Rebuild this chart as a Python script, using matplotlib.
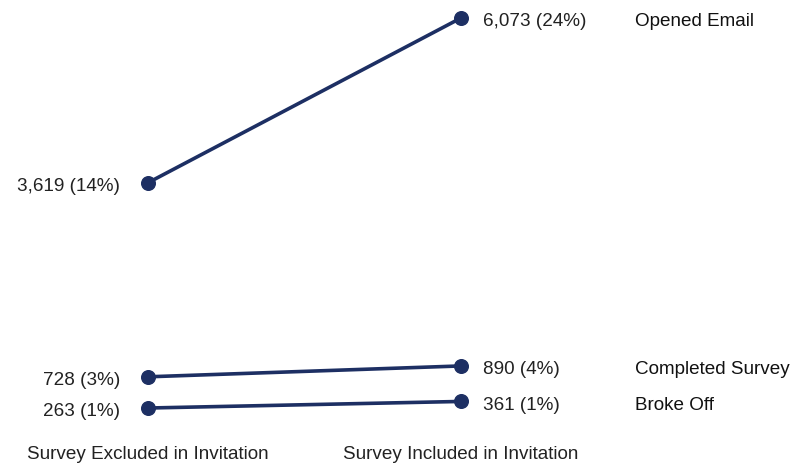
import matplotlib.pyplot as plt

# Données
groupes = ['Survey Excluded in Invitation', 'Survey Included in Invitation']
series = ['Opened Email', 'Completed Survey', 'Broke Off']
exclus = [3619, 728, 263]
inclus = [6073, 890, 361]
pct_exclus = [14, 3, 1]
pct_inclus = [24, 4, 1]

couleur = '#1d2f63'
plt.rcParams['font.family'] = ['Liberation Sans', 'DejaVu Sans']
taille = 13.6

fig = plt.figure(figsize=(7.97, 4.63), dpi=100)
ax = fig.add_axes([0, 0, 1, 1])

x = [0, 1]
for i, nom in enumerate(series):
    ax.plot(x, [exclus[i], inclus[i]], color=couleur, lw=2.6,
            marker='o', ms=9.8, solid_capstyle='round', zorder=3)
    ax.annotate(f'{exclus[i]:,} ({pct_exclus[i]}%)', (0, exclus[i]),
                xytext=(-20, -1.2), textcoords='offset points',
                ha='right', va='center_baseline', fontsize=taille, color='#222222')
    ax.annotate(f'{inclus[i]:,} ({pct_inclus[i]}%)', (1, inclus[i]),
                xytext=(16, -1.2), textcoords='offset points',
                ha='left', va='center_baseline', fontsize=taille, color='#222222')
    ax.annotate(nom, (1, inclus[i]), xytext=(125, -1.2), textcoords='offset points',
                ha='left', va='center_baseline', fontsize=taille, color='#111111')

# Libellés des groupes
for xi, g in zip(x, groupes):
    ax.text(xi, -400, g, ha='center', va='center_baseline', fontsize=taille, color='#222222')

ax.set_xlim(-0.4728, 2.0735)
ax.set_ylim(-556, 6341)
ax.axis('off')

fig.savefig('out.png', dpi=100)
======
### Task statement
Copy every single line of the material above that holds "matplotlib".

### Reply to the task
Rebuild this chart as a Python script, using matplotlib.
import matplotlib.pyplot as plt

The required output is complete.